XI. New characters and patch-driven tier shifts
A. How new characters impact tier lists (4.0 and beyond)
As of Version 4.0 (Feb–Mar 2026), banner lineups include new and rerun characters, and the game’s limited banner cadence continues to shape who’s “worth it right now.”
New characters can:
create a new archetype,
replace an older unit’s niche,
or buff older teams simply by existing.
B. Old top picks that dropped (and why)
Usually, “drops” happen because:
their niche is replaced,
endgame rotations stop favoring them,
or their team requirements become too strict compared to newer options.
C. How to adjust your roster and budget
My pull strategy rule in a shifting meta:
prioritize supports that scale multiple teams,
then pick one or two DPS archetypes you actually enjoy,
then patch gaps (sustain, element coverage).
XII. Community and creator tier lists
A. Reddit tier makers vs “official style” tier lists
Community lists are fun and often insightful, but they’re sometimes biased toward:
0-cycle clears,
whale investment,
or personal favorites.
Meanwhile, multi-mode tier sites like Prydwen explicitly rate by endgame mode (MoC, Pure Fiction, Apocalyptic Shadow), which tends to be more useful for normal players.
B. Differences between sites/streamers/community votes
The big difference is usually:
what they consider “success” (0-cycle vs normal clear),
what investment they assume,
and which mode they prioritize.
C. How to cross-check instead of copy-pasting
My cross-check method:
Check a mode-based tier list (Prydwen style)
Check a general tier overview (Game8-style snapshots)
Compare with a creator discussion if you want context
If two out of three agree, it’s probably a solid evaluation.
XIII. F2P and pull-strategic tier list reading
A. How to read tier lists with limited 5-star spending
F2P tier list logic:
you can’t chase every “S-tier of the month.”
you need account multipliers and coverage.
B. Which characters to prioritize early vs skip
Early priorities:
one strong sustain option,
one strong support option,
one main DPS that fits your chosen archetype.
Skips:
niche specialists that only shine in one mode,
characters that require multiple premium teammates you don’t own,
banners that don’t solve a problem on your account.
C. Soft-lock targets and when to gamble
Soft-lock targets are characters that:
stay valuable for multiple versions,
have broad team compatibility,
and don’t rely on extremely specific conditions.
Harmony supports often fit this definition in 2026 discussions.
XIV. Beginner-friendly tier list breakdown
A. Best picks for new players
New players should prioritize:
characters that work at low investment,
supports/sustain that reduce frustration,
and DPS that don’t require perfect relics to function.
B. Minimum effective teams using 4-star and F2P-friendly units
A “minimum effective” team template:
one carry DPS,
one support/buffer,
one debuffer or secondary support,
one sustain.
You can clear a surprising amount of content with this if you build it correctly.
C. Safe pulls and early carries
Safe pulls are less about “highest DPS” and more about:
“this unit will still matter six months later.”
XV. FAQ and top tier-list questions
A. How often should you trust the current tier list?
Trust it as a snapshot—especially when it’s labeled by version and mode.

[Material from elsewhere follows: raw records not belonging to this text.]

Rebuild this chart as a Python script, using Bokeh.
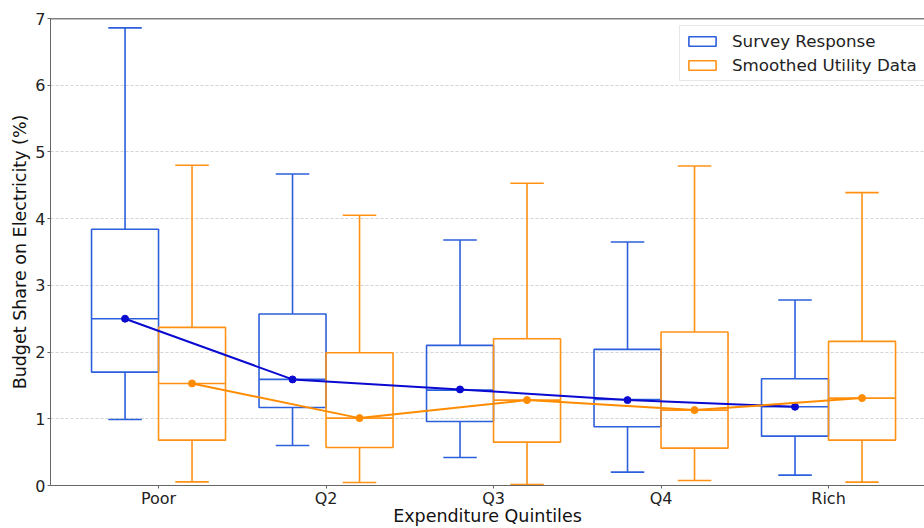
from bokeh.plotting import figure
from bokeh.models import (Range1d, FixedTicker, Legend, LegendItem, Span,
                          ColumnDataSource)
from bokeh.embed import file_html
from bokeh.resources import INLINE

# ---- data ----
categories = ["Poor", "Q2", "Q3", "Q4", "Rich"]

survey_whisker_low = [0.99, 0.60, 0.42, 0.20, 0.155]
survey_q1 = [1.70, 1.17, 0.96, 0.88, 0.74]
survey_median = [2.50, 1.59, 1.43, 1.29, 1.18]
survey_q3 = [3.84, 2.57, 2.10, 2.04, 1.60]
survey_whisker_high = [6.86, 4.67, 3.68, 3.65, 2.78]
survey_mean = [2.50, 1.59, 1.44, 1.28, 1.18]

utility_whisker_low = [0.055, 0.045, 0.015, 0.075, 0.05]
utility_q1 = [0.68, 0.57, 0.65, 0.56, 0.68]
utility_median = [1.53, 1.01, 1.28, 1.13, 1.31]
utility_q3 = [2.37, 1.99, 2.20, 2.30, 2.16]
utility_whisker_high = [4.80, 4.05, 4.53, 4.79, 4.39]
utility_mean = [1.53, 1.01, 1.28, 1.13, 1.31]

BLUE_BOX = "#2c5fdc"
BLUE_LINE = "#0a0ad0"
ORANGE_BOX = "#ff9214"
ORANGE_LINE = "#ff8c00"
FONT = "DejaVu Sans"

p = figure(width=924, height=528, output_backend="svg", toolbar_location=None,
           x_range=Range1d(-0.645, 4.573), y_range=Range1d(0, 7),
           min_border_left=50, min_border_right=0, min_border_top=18,
           min_border_bottom=43)
p.outline_line_color = None
p.background_fill_color = "white"
p.border_fill_color = "white"

# axes
p.xaxis.ticker = FixedTicker(ticks=list(range(len(categories))))
p.xaxis.major_label_overrides = {i: c for i, c in enumerate(categories)}
p.yaxis.ticker = FixedTicker(ticks=list(range(0, 8)))
for ax in (p.xaxis, p.yaxis):
    ax.major_label_text_font = FONT
    ax.major_label_text_font_size = "16px"
    ax.major_label_text_color = "#222222"
    ax.axis_line_color = "#666666"
    ax.major_tick_line_color = "#666666"
    ax.major_tick_out = 3
    ax.major_tick_in = 0
    ax.minor_tick_line_color = None
    ax.axis_label_text_font = FONT
    ax.axis_label_text_font_size = "17.5px"
    ax.axis_label_text_font_style = "normal"
    ax.axis_label_text_color = "#111111"
p.xaxis.major_label_standoff = 0
p.yaxis.major_label_standoff = 2
p.xaxis.axis_label = "Expenditure Quintiles"
p.yaxis.axis_label = "Budget Share on Electricity (%)"
p.xaxis.axis_label_standoff = -5
p.yaxis.axis_label_standoff = 2

p.xgrid.grid_line_color = None
p.ygrid.ticker = FixedTicker(ticks=[1, 2, 3, 4, 5, 6])
p.ygrid.grid_line_color = "#d4d4d4"
p.ygrid.grid_line_dash = "3 2"
p.ygrid.grid_line_width = 1

# top spine
p.add_layout(Span(location=7, dimension="width", line_color="black", line_width=1.3))

offset = 0.2
half = 0.2
cap = 0.1


def draw(xc_shift, wl, q1, med, q3, wh, mean, box_color):
    xs = [i + xc_shift for i in range(len(categories))]
    src = ColumnDataSource(dict(x=xs, left=[x - half for x in xs], right=[x + half for x in xs],
                                q1=q1, q3=q3, med=med, wl=wl, wh=wh,
                                cl=[x - cap for x in xs], cr=[x + cap for x in xs], mean=mean))
    box = p.quad(left="left", right="right", bottom="q1", top="q3", source=src,
                 fill_color=None, line_color=box_color, line_width=1.6)
    p.segment(x0="x", y0="q3", x1="x", y1="wh", source=src, line_color=box_color, line_width=1.6)
    p.segment(x0="x", y0="q1", x1="x", y1="wl", source=src, line_color=box_color, line_width=1.6)
    p.segment(x0="cl", y0="wh", x1="cr", y1="wh", source=src, line_color=box_color, line_width=1.6)
    p.segment(x0="cl", y0="wl", x1="cr", y1="wl", source=src, line_color=box_color, line_width=1.6)
    p.segment(x0="left", y0="med", x1="right", y1="med", source=src, line_color=box_color, line_width=1.6)
    return box, src


blue_box, blue_src = draw(-offset, survey_whisker_low, survey_q1, survey_median, survey_q3,
                          survey_whisker_high, survey_mean, BLUE_BOX)
orange_box, orange_src = draw(offset, utility_whisker_low, utility_q1, utility_median, utility_q3,
                              utility_whisker_high, utility_mean, ORANGE_BOX)

p.line(x="x", y="mean", source=blue_src, line_color=BLUE_LINE, line_width=2)
p.scatter(x="x", y="mean", source=blue_src, size=7, fill_color=BLUE_LINE, line_color=BLUE_LINE)
p.line(x="x", y="mean", source=orange_src, line_color=ORANGE_LINE, line_width=2)
p.scatter(x="x", y="mean", source=orange_src, size=7, fill_color=ORANGE_LINE, line_color=ORANGE_LINE)

legend = Legend(items=[LegendItem(label="Survey Response", renderers=[blue_box]),
                       LegendItem(label="Smoothed Utility Data", renderers=[orange_box])],
                location=(629, 404), glyph_width=34, glyph_height=12, label_standoff=13,
                label_text_font=FONT, label_text_font_size="16.7px", label_text_color="#222222",
                padding=5, spacing=4, margin=0, label_height=20, label_width=200,
                border_line_color="#d0d0d0", border_line_width=1,
                background_fill_color="white", background_fill_alpha=0.85)
p.add_layout(legend)

open("out.html", "w").write(file_html(p, INLINE))
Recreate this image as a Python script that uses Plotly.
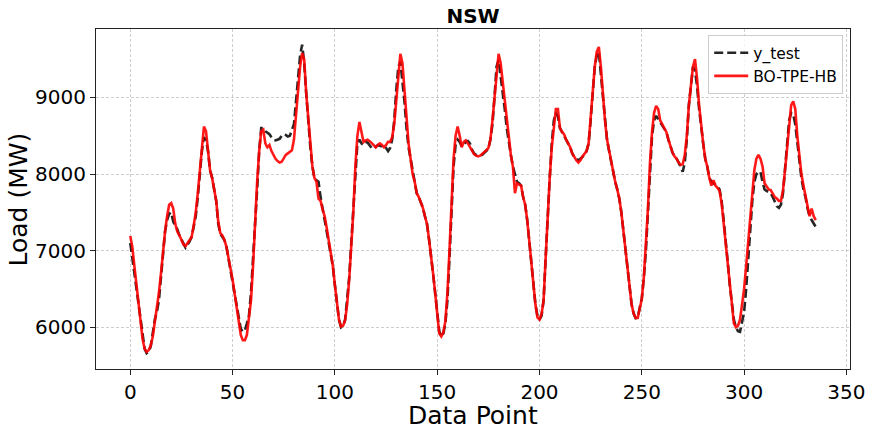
import plotly.graph_objects as go

# ---- data ----
y_test = [
    7100, 6900, 6700, 6500, 6300, 6050, 5850, 5720, 5660, 5680, 5750, 5950, 6100, 6200, 6350, 6650,
    6950, 7250, 7400, 7480, 7500, 7380, 7320, 7280, 7200, 7150, 7080, 7040, 7080, 7120, 7180, 7300,
    7450, 7700, 8000, 8300, 8480, 8450, 8300, 8050, 7950, 7820, 7650, 7350, 7220, 7180, 7140, 7050,
    6900, 6750, 6600, 6450, 6250, 6100, 5980, 5940, 5960, 6050, 6150, 6450, 6850, 7350, 7800, 8300,
    8600, 8600, 8560, 8540, 8520, 8480, 8450, 8440, 8450, 8460, 8500, 8520, 8510, 8490, 8500, 8570,
    8650, 8950, 9250, 9550, 9690, 9450, 9050, 8650, 8350, 8100, 7950, 7920, 7900, 7700, 7550, 7450,
    7300, 7150, 7000, 6800, 6550, 6300, 6100, 6000, 6020, 6100, 6350, 6650, 7100, 7550, 8100, 8400,
    8450, 8400, 8380, 8420, 8410, 8380, 8340, 8330, 8350, 8380, 8370, 8360, 8330, 8340, 8300, 8340,
    8450, 8700, 9100, 9400, 9470, 9250, 8950, 8600, 8350, 8200, 8050, 7920, 7750, 7700, 7640, 7560,
    7450, 7350, 7150, 6950, 6700, 6450, 6200, 5950, 5880, 5920, 6050, 6350, 6900, 7500, 8100, 8380,
    8450, 8420, 8360, 8380, 8420, 8430, 8400, 8320, 8270, 8250, 8240, 8240, 8250, 8280, 8300, 8330,
    8450, 8650, 9000, 9400, 9490, 9300, 9100, 8850, 8600, 8400, 8250, 8100, 8000, 7900, 7880, 7850,
    7700, 7600, 7400, 7100, 6850, 6550, 6300, 6150, 6100, 6150, 6350, 6900, 7500, 7950, 8400, 8700,
    8800, 8750, 8600, 8550, 8500, 8450, 8400, 8350, 8270, 8220, 8200, 8180, 8200, 8220, 8250, 8300,
    8400, 8700, 9050, 9400, 9550, 9600, 9300, 9000, 8700, 8450, 8300, 8150, 8000, 7900, 7800, 7680,
    7500, 7250, 7000, 6800, 6550, 6300, 6180, 6120, 6130, 6250, 6380, 6650, 7000, 7500, 8100, 8500,
    8700, 8760, 8720, 8680, 8640, 8600, 8550, 8450, 8350, 8280, 8230, 8200, 8150, 8100, 8030, 8150,
    8450, 8900, 9200, 9400, 9350, 9150, 8850, 8600, 8400, 8200, 8100, 7950, 7900, 7880, 7860, 7840,
    7800, 7650, 7400, 7150, 6850, 6550, 6300, 6100, 6000, 5950, 5940, 6050, 6200, 6500, 6900, 7250,
    7650, 7900, 8000, 8030, 8030, 7900, 7800, 7780, 7770, 7750, 7700, 7630, 7580, 7560, 7600, 7750,
    8050, 8400, 8700, 8800, 8780, 8650, 8400, 8150, 7950, 7800, 7700, 7550, 7450, 7400, 7360, 7310,
]

bo_tpe_hb = [
    7190, 7050, 6800, 6550, 6300, 6050, 5850, 5720, 5680, 5700, 5760, 5880, 6050, 6250, 6450, 6700,
    7000, 7250, 7450, 7600, 7620, 7550, 7350, 7250, 7200, 7130, 7080, 7060, 7100, 7130, 7180, 7330,
    7500, 7750, 8050, 8400, 8620, 8560, 8300, 8050, 7950, 7820, 7650, 7380, 7230, 7200, 7140, 7050,
    6920, 6780, 6620, 6440, 6250, 6080, 5900, 5830, 5830, 5900, 6100, 6350, 6800, 7400, 7900, 8300,
    8560, 8580, 8400, 8350, 8380, 8300, 8240, 8200, 8170, 8150, 8160, 8200, 8250, 8270, 8290, 8310,
    8450, 8750, 9100, 9400, 9580, 9500, 9050, 8700, 8350, 8100, 7950, 7900, 7680, 7650, 7540, 7450,
    7300, 7150, 6950, 6800, 6550, 6300, 6100, 6010, 6020, 6090, 6300, 6620, 7050, 7500, 8100, 8500,
    8680, 8550, 8420, 8440, 8450, 8430, 8400, 8380, 8350, 8380, 8400, 8380, 8350, 8380, 8420, 8420,
    8480, 8650, 8950, 9250, 9570, 9450, 9100, 8700, 8400, 8200, 8000, 7900, 7750, 7700, 7640, 7560,
    7450, 7350, 7150, 6950, 6700, 6450, 6150, 5920, 5880, 5930, 6080, 6450, 7000, 7600, 8200, 8500,
    8620, 8500, 8350, 8420, 8440, 8400, 8350, 8300, 8260, 8240, 8230, 8240, 8260, 8290, 8310, 8340,
    8450, 8700, 9000, 9350, 9570, 9450, 9200, 8950, 8700, 8450, 8250, 8100, 7750, 7880, 7870, 7850,
    7700, 7600, 7400, 7100, 6850, 6550, 6300, 6130, 6100, 6170, 6350, 6900, 7500, 7950, 8350, 8650,
    8850, 8850, 8600, 8550, 8520, 8450, 8400, 8350, 8270, 8220, 8180, 8150, 8180, 8230, 8270, 8300,
    8400, 8750, 9100, 9400, 9600, 9660, 9400, 9000, 8700, 8450, 8300, 8150, 8000, 7900, 7800, 7680,
    7500, 7250, 7000, 6800, 6550, 6300, 6180, 6120, 6120, 6230, 6370, 6650, 7050, 7550, 8150, 8550,
    8800, 8890, 8850, 8700, 8650, 8600, 8550, 8450, 8350, 8280, 8230, 8200, 8150, 8120, 8130, 8250,
    8500, 8900, 9150, 9400, 9500, 9250, 8900, 8600, 8400, 8200, 8100, 7950, 7850, 7920, 7850, 7820,
    7780, 7620, 7350, 7100, 6800, 6500, 6250, 6050, 6000, 6020, 6100, 6300, 6500, 6800, 7100, 7400,
    7800, 8050, 8200, 8250, 8200, 8100, 7880, 7830, 7800, 7790, 7750, 7700, 7680, 7650, 7650, 7790,
    8050, 8350, 8700, 8900, 8950, 8850, 8500, 8200, 8000, 7850, 7700, 7550, 7450, 7550, 7450, 7400,
]

x_ticks = [0, 50, 100, 150, 200, 250, 300, 350]
y_ticks = [6000, 7000, 8000, 9000]

x = list(range(len(y_test)))

fig = go.Figure()
fig.add_trace(go.Scatter(
    x=x, y=y_test, mode="lines", name="y_test",
    line=dict(color="rgba(0,0,0,0.85)", width=2.6, dash="9px,4px"),
))
fig.add_trace(go.Scatter(
    x=x, y=bo_tpe_hb, mode="lines", name="BO-TPE-HB",
    line=dict(color="rgba(255,0,0,0.9)", width=2.6),
))

font_family = "DejaVu Sans"
axis_common = dict(
    showline=True, linecolor="#222222", linewidth=1.2, mirror=True,
    ticks="outside", ticklen=5, tickwidth=1.2, tickcolor="#222222",
    showgrid=True, gridcolor="rgba(185,185,185,0.7)", griddash="3px,2px", gridwidth=0.8,
    zeroline=False, automargin=False,
    tickfont=dict(size=20, color="black", family=font_family),
)

W, H = 872, 433
fig.update_layout(
    width=W, height=H,
    margin=dict(l=96, r=22, t=29, b=64, autoexpand=False),
    paper_bgcolor="white", plot_bgcolor="white",
    font=dict(family=font_family, color="black"),
    title=dict(text="<b>NSW</b>", x=0.5, xanchor="center", xref="paper",
               y=1 - 16 / H, yanchor="middle", yref="container",
               font=dict(size=20, color="black", family=font_family)),
    xaxis=dict(range=[-16.75, 351.75], tickvals=x_ticks, **axis_common),
    yaxis=dict(range=[5455, 9894], tickvals=y_ticks, **axis_common),
    annotations=[
        dict(text="Data Point", xref="paper", yref="paper", x=0.5, y=-0.137,
             xanchor="center", yanchor="middle", showarrow=False,
             font=dict(size=25, color="black", family=font_family)),
        dict(text="Load (MW)", xref="paper", yref="paper", x=-0.1028, y=0.5,
             xanchor="center", yanchor="middle", textangle=-90, showarrow=False,
             font=dict(size=25, color="black", family=font_family)),
    ],
    legend=dict(x=0.991, y=0.982, xanchor="right", yanchor="top",
                bgcolor="rgba(255,255,255,0.8)", bordercolor="rgba(204,204,204,1)", borderwidth=1,
                font=dict(size=15.5, color="black", family=font_family),
                itemwidth=34, tracegroupgap=0),
    showlegend=True,
)

# remove the default 8px body margin so the figure fills the window exactly
fig.write_html("out.html", config={"displayModeBar": False},
               post_script="document.body.style.margin='0';")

A tier list from March 2026 (Version 4.0 context) is not identical to what was true in early 3.x.
B. Can a C-tier beat an S-tier?
Absolutely—because:
team synergy beats isolated power,
player decision-making matters,
and mode mechanics can favor niche picks.
Tier lists measure average value, not guaranteed wins.
C. How tier lists handle leaks and limited banners
A good public-facing tier list usually avoids ranking leaks as facts. For planning, use official banner info and confirmed releases. (A current banner overview for Version 4.0 is tracked by mainstream outlets.)
A star rail character tier list is useful, but only if you read it like a player with a real account and real resource limits.